One of our favourite activities on visits to Asia is beach hopping. Just pack a lightweight bag with a picnic, grab a hat and plenty of water, and head out to discover whatever is beyond that distant headland. We spent some really enjoyable days doing this in Sri Lanka and Borneo. Now it was time time to see what some Goa beach hopping had to offer.
Colomb Beach, Goa
Starting from the southern end of Palolem beach, we crossed over to the far side of an elevated rocky headland to reach Colomb beach.
Colomb beach is much more of a secluded, intimate beach than the larger beaches adjoining it. There are a few guesthouses and restaurants here, and a rocky sheltered bay harbouring a variety of colourful fishing boats.
This is a very small bay – blink and you’ll miss it.
Goa Beach Hopping – Patnem Beach, Goa
At the southern end of Colomb beach, and across a few more rocks, we reached the upper end of Patnem beach.
This is a much wider and longer beach, stretching southwards for almost 2 kms. Here we found fewer tourists than either Agonda or Palolem beaches, and the further we walked, the more secluded it became.
We noticed a guesthouse here called LalaLand offering rooms, family cottages and a/c or non a/c chalets. However, the prices were not particularly cheap.
Patnem is a very relaxing – if hot – stretch of beach, with few opportunities to find shade (apart from purchasing guesthouse facilities). There are the usual quota of fishing boats parked high up on the beach. Depending on the time of day, there’s a good chance you’ll be asked to help the fishermen haul their boats in or out of the water.

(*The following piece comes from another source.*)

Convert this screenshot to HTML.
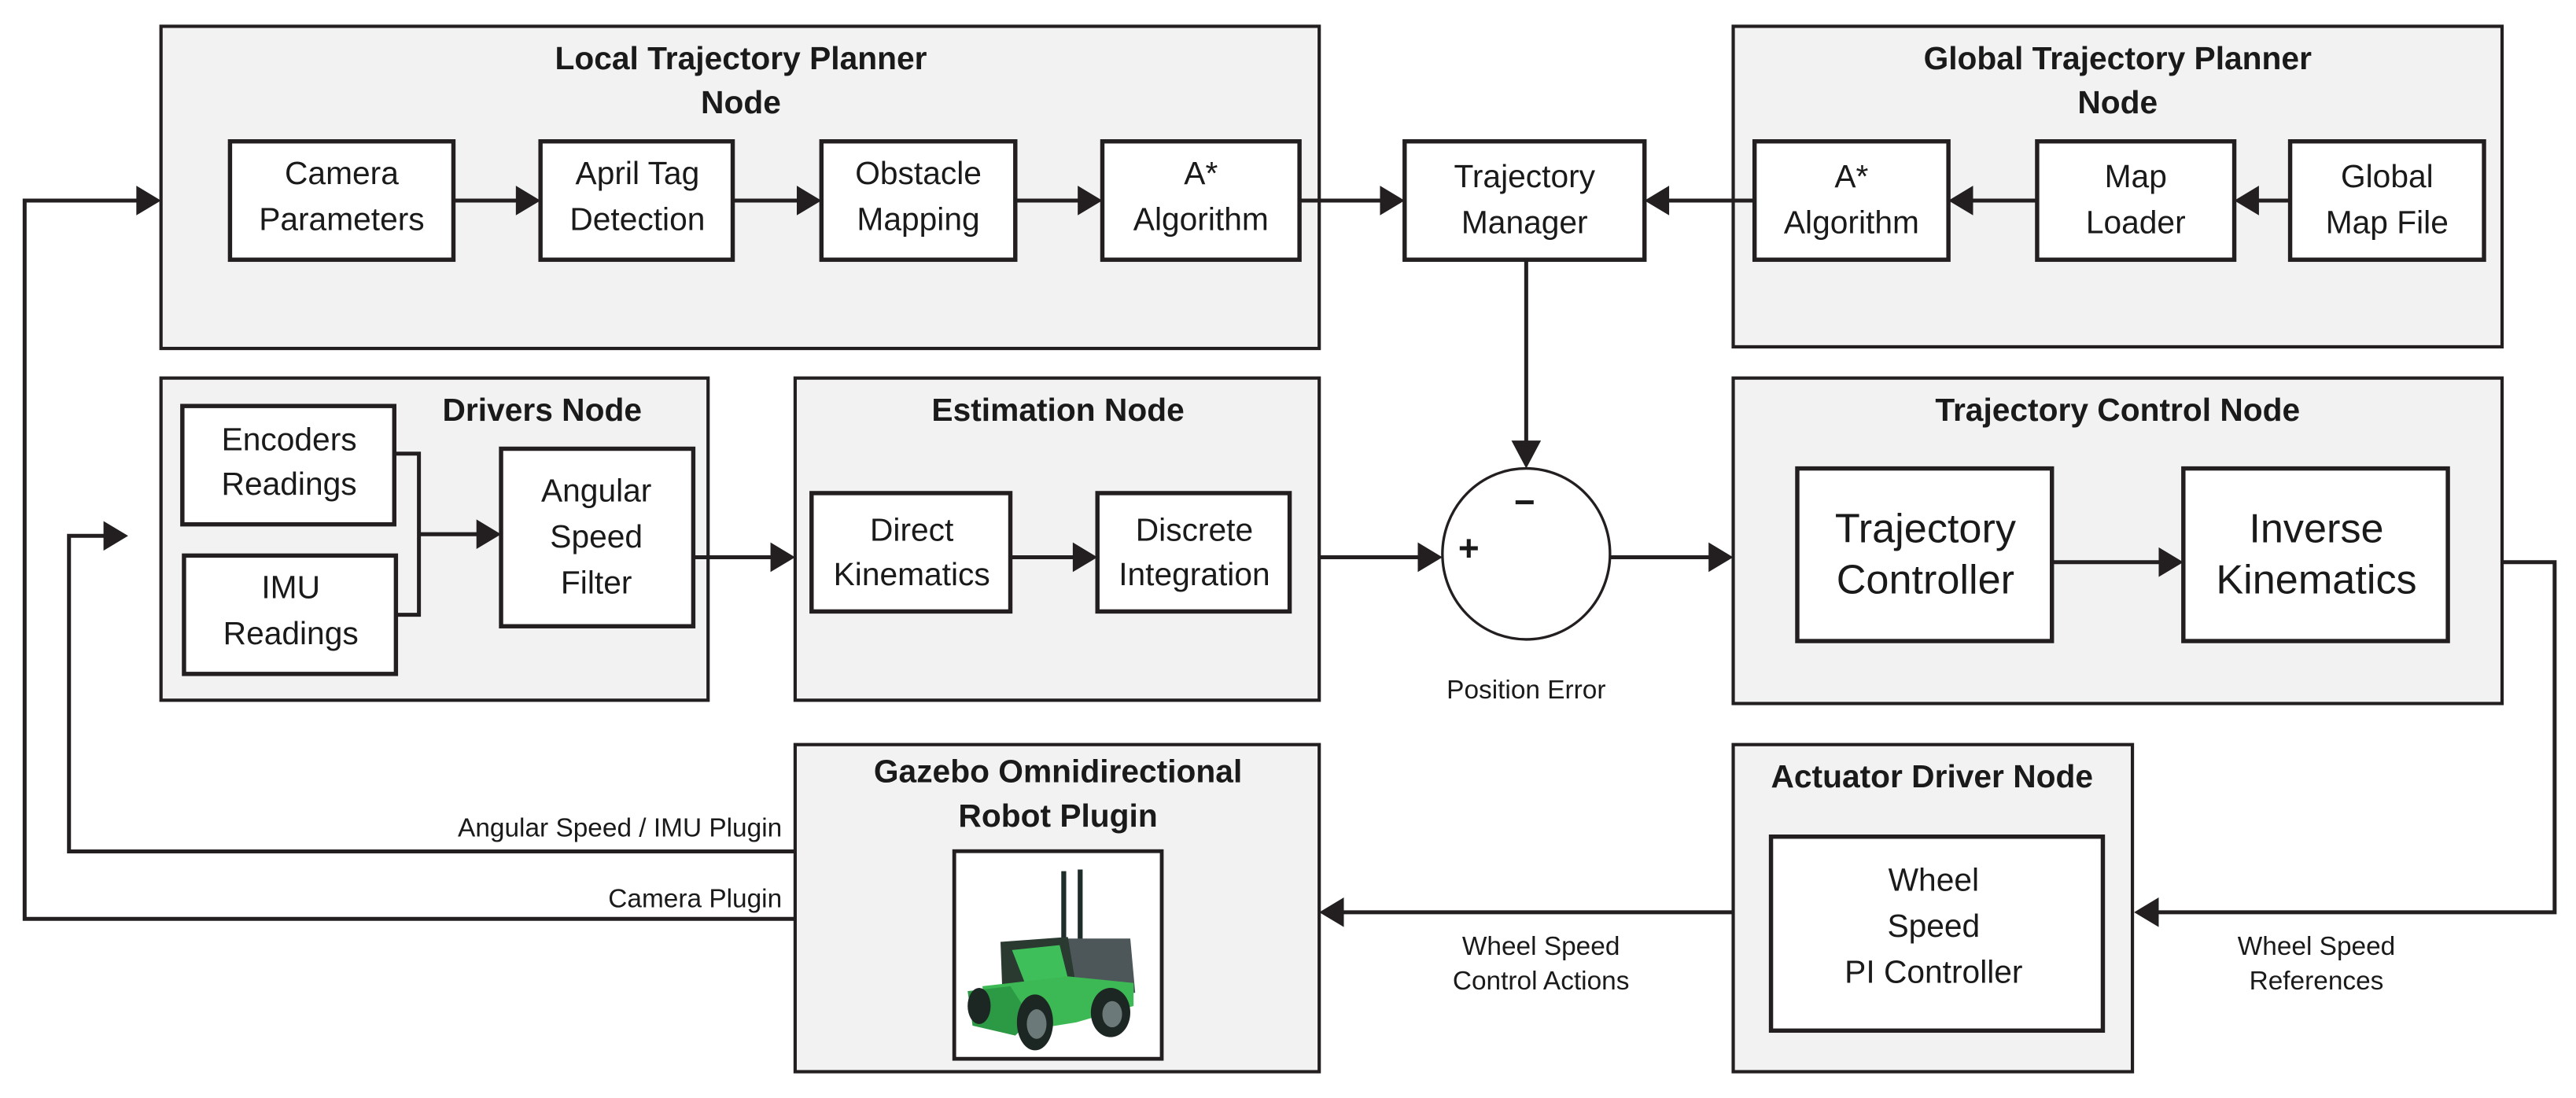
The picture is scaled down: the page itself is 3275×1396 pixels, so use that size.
<!DOCTYPE html>
<html><head><meta charset="utf-8"><style>
html,body{margin:0;padding:0;background:#fff;}
svg{display:block;}
text{font-family:"Liberation Sans",sans-serif;fill:#1a1a1a;}
.t{font-size:19.5px;}
.b{font-size:19.5px;font-weight:bold;}
.s{font-size:16px;}
.g{fill:#f2f2f2;stroke:#231f20;stroke-width:2;}
.w{fill:#fff;stroke:#231f20;stroke-width:2.6;}
.l{stroke:#231f20;stroke-width:2.4;fill:none;}
.a{fill:#231f20;}
</style></head><body>
<svg width="3275" height="1396" viewBox="0 0 1568 668" preserveAspectRatio="none" xmlns="http://www.w3.org/2000/svg">
<rect width="1568" height="668" fill="#fff"/>
<!-- containers -->
<rect class="g" x="98" y="16" width="705" height="196"/>
<rect class="g" x="1055" y="16" width="468" height="195"/>
<rect class="g" x="98" y="230" width="333" height="196"/>
<rect class="g" x="484" y="230" width="319" height="196"/>
<rect class="g" x="1055" y="230" width="468" height="198"/>
<rect class="g" x="484" y="453" width="319" height="199"/>
<rect class="g" x="1055" y="453" width="243" height="199"/>
<!-- titles -->
<g text-anchor="middle" class="b">
<text x="451" y="42" class="b">Local Trajectory Planner</text>
<text x="451" y="69" class="b">Node</text>
<text x="1289" y="42" class="b">Global Trajectory Planner</text>
<text x="1289" y="69" class="b">Node</text>
<text x="330" y="256" class="b">Drivers Node</text>
<text x="644" y="256" class="b">Estimation Node</text>
<text x="1289" y="256" class="b">Trajectory Control Node</text>
<text x="644" y="476" class="b">Gazebo Omnidirectional</text>
<text x="644" y="503" class="b">Robot Plugin</text>
<text x="1176" y="479" class="b">Actuator Driver Node</text>
</g>
<!-- inner boxes -->
<rect class="w" x="140" y="86" width="136" height="72"/>
<rect class="w" x="329" y="86" width="117" height="72"/>
<rect class="w" x="500" y="86" width="118" height="72"/>
<rect class="w" x="671" y="86" width="120" height="72"/>
<rect class="w" x="855" y="86" width="146" height="72"/>
<rect class="w" x="1068" y="86" width="118" height="72"/>
<rect class="w" x="1240" y="86" width="120" height="72"/>
<rect class="w" x="1394" y="86" width="118" height="72"/>
<rect class="w" x="111" y="247" width="129" height="72"/>
<rect class="w" x="112" y="338" width="129" height="72"/>
<rect class="w" x="305" y="273" width="117" height="108"/>
<rect class="w" x="494" y="300" width="121" height="72"/>
<rect class="w" x="668" y="300" width="117" height="72"/>
<rect class="w" x="1094" y="285" width="155" height="105"/>
<rect class="w" x="1329" y="285" width="161" height="105"/>
<rect class="w" x="1078" y="509" width="202" height="118"/>
<rect class="w" x="581" y="518" width="126" height="126" stroke-width="2"/>
<!-- inner text -->
<g text-anchor="middle" class="t">
<text x="208" y="112" class="t">Camera</text><text x="208" y="140" class="t">Parameters</text>
<text x="388" y="112" class="t">April Tag</text><text x="388" y="140" class="t">Detection</text>
<text x="559" y="112" class="t">Obstacle</text><text x="559" y="140" class="t">Mapping</text>
<text x="731" y="112" class="t">A*</text><text x="731" y="140" class="t">Algorithm</text>
<text x="928" y="114" class="t">Trajectory</text><text x="928" y="142" class="t">Manager</text>
<text x="1127" y="114" class="t">A*</text><text x="1127" y="142" class="t">Algorithm</text>
<text x="1300" y="114" class="t">Map</text><text x="1300" y="142" class="t">Loader</text>
<text x="1453" y="114" class="t">Global</text><text x="1453" y="142" class="t">Map File</text>
<text x="176" y="274" class="t">Encoders</text><text x="176" y="301" class="t">Readings</text>
<text x="177" y="364" class="t">IMU</text><text x="177" y="392" class="t">Readings</text>
<text x="363" y="305" class="t">Angular</text><text x="363" y="333" class="t">Speed</text><text x="363" y="361" class="t">Filter</text>
<text x="555" y="329" class="t">Direct</text><text x="555" y="356" class="t">Kinematics</text>
<text x="727" y="329" class="t">Discrete</text><text x="727" y="356" class="t">Integration</text>
<text x="1172" y="330" style="font-size:25px">Trajectory</text><text x="1172" y="361" style="font-size:25px">Controller</text>
<text x="1410" y="330" style="font-size:25px">Inverse</text><text x="1410" y="361" style="font-size:25px">Kinematics</text>
<text x="1177" y="542" class="t">Wheel</text><text x="1177" y="570" class="t">Speed</text><text x="1177" y="598" class="t">PI Controller</text>
<text x="929" y="425" class="s">Position Error</text>
<text x="938" y="581" class="s">Wheel Speed</text><text x="938" y="602" class="s">Control Actions</text>
<text x="1410" y="581" class="s">Wheel Speed</text><text x="1410" y="602" class="s">References</text>
</g>
<g text-anchor="end" class="s">
<text x="476" y="509" class="s">Angular Speed / IMU Plugin</text>
<text x="476" y="552" class="s">Camera Plugin</text>
</g>
<!-- summing junction -->
<ellipse cx="929" cy="337" rx="51" ry="52" fill="#fff" stroke="#231f20" stroke-width="1.6"/>
<text x="894" y="341" style="font-size:22px;font-weight:bold" text-anchor="middle">+</text>
<text x="928" y="313" style="font-size:22px;font-weight:bold" text-anchor="middle">−</text>
<!-- lines -->
<g class="l">
<line x1="276" y1="122" x2="316" y2="122"/>
<line x1="446" y1="122" x2="487" y2="122"/>
<line x1="618" y1="122" x2="658" y2="122"/>
<line x1="791" y1="122" x2="842" y2="122"/>
<line x1="1068" y1="122" x2="1014" y2="122"/>
<line x1="1240" y1="122" x2="1199" y2="122"/>
<line x1="1394" y1="122" x2="1373" y2="122"/>
<line x1="929" y1="158" x2="929" y2="272"/>
<polyline points="240,276 255,276 255,374 241,374"/>
<line x1="255" y1="325" x2="292" y2="325"/>
<line x1="422" y1="339" x2="471" y2="339"/>
<line x1="615" y1="339" x2="655" y2="339"/>
<line x1="803" y1="339" x2="865" y2="339"/>
<line x1="980" y1="339" x2="1042" y2="339"/>
<line x1="1249" y1="342" x2="1316" y2="342"/>
<polyline points="1523,342 1555,342 1555,555 1313,555"/>
<line x1="1055" y1="555" x2="816" y2="555"/>
<polyline points="484,559 15,559 15,122 85,122"/>
<polyline points="484,518 42,518 42,326 65,326"/>
</g>
<!-- arrowheads -->
<g class="a">
<polygon points="329,122 314,113 314,131"/>
<polygon points="500,122 485,113 485,131"/>
<polygon points="671,122 656,113 656,131"/>
<polygon points="855,122 840,113 840,131"/>
<polygon points="1001,122 1016,113 1016,131"/>
<polygon points="1186,122 1201,113 1201,131"/>
<polygon points="1360,122 1375,113 1375,131"/>
<polygon points="929,285 920,268 938,268"/>
<polygon points="305,325 290,316 290,334"/>
<polygon points="484,339 469,330 469,348"/>
<polygon points="668,339 653,330 653,348"/>
<polygon points="878,339 863,330 863,348"/>
<polygon points="1055,339 1040,330 1040,348"/>
<polygon points="1329,342 1314,333 1314,351"/>
<polygon points="1299,555 1314,546 1314,564"/>
<polygon points="803,555 818,546 818,564"/>
<polygon points="98,122 83,113 83,131"/>
<polygon points="78,326 63,317 63,335"/>
</g>
<!-- robot -->
<g>
<rect x="582" y="519" width="124" height="124" fill="#fff"/>
<rect x="646" y="530" width="3" height="42" fill="#1f2d2a"/>
<rect x="656" y="529" width="3" height="44" fill="#1f2d2a"/>
<polygon points="648,571 688,571 691,604 650,606" fill="#4d5658"/>
<polygon points="609,573 650,570 655,600 628,612 610,600" fill="#2a3a30"/>
<polygon points="616,578 645,575 650,595 625,601" fill="#3fbf5a"/>
<polygon points="598,600 650,594 690,598 690,612 655,622 630,626 600,618" fill="#3cb954"/>
<polygon points="589,603 615,600 628,620 618,630 592,624" fill="#2c9a45"/>
<ellipse cx="596" cy="612" rx="7" ry="11" fill="#1c2622"/>
<ellipse cx="630" cy="622" rx="11" ry="17" fill="#1c2622"/>
<ellipse cx="631" cy="623" rx="6" ry="9" fill="#6b7a78"/>
<ellipse cx="676" cy="616" rx="12" ry="15" fill="#1c2622"/>
<ellipse cx="677" cy="617" rx="6" ry="8" fill="#6b7a78"/>
</g>
</svg>
</body></html>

They do this by pulling the boat transversely across oiled beams of wood. It’s a good way of burning off some of those calories from last night’s paneer masala.
If you don’t put a hat and shirt on, you’ll end up burning off some skin as well.
Rajbag Beach, Goa
We negotiated a few rocky outcrops as we walked along Patnem beach, until we reached an impasse at Rajbag beach. Here the beach ends abruptly, interrupted by a clear and wide river. One of the local fishermen offered to boat us across for 50 rupees.
Instead, we decided to have a break for lunch, and check out the costs for accommodation in the area.
There are numerous resorts in Patnem and Rajbag with beach cabins to rent. However, prices are a bit steep: One place we looked at was charging 3,500 rupees per night (€50), and the owner wasn’t prepared to negotiate. Definately not a place for backpackers.
The area is very quiet, and there’s actually little to see or do on the beach apart from sunbathing.
As we mentioned in a previous article, of all these South Goan beaches Palolem beach ticked most of our boxes, providing the best price-to-value ratio. We ended up staying in Palolem for 11 nights, which was long enough to relax without over-doing it.
Getting to Palolem, or any other of these beaches from Vasco de Gama (Goa) airport, currently costs around 1,400 rupees for a non-airco taxi and 1,600 for an airco taxi.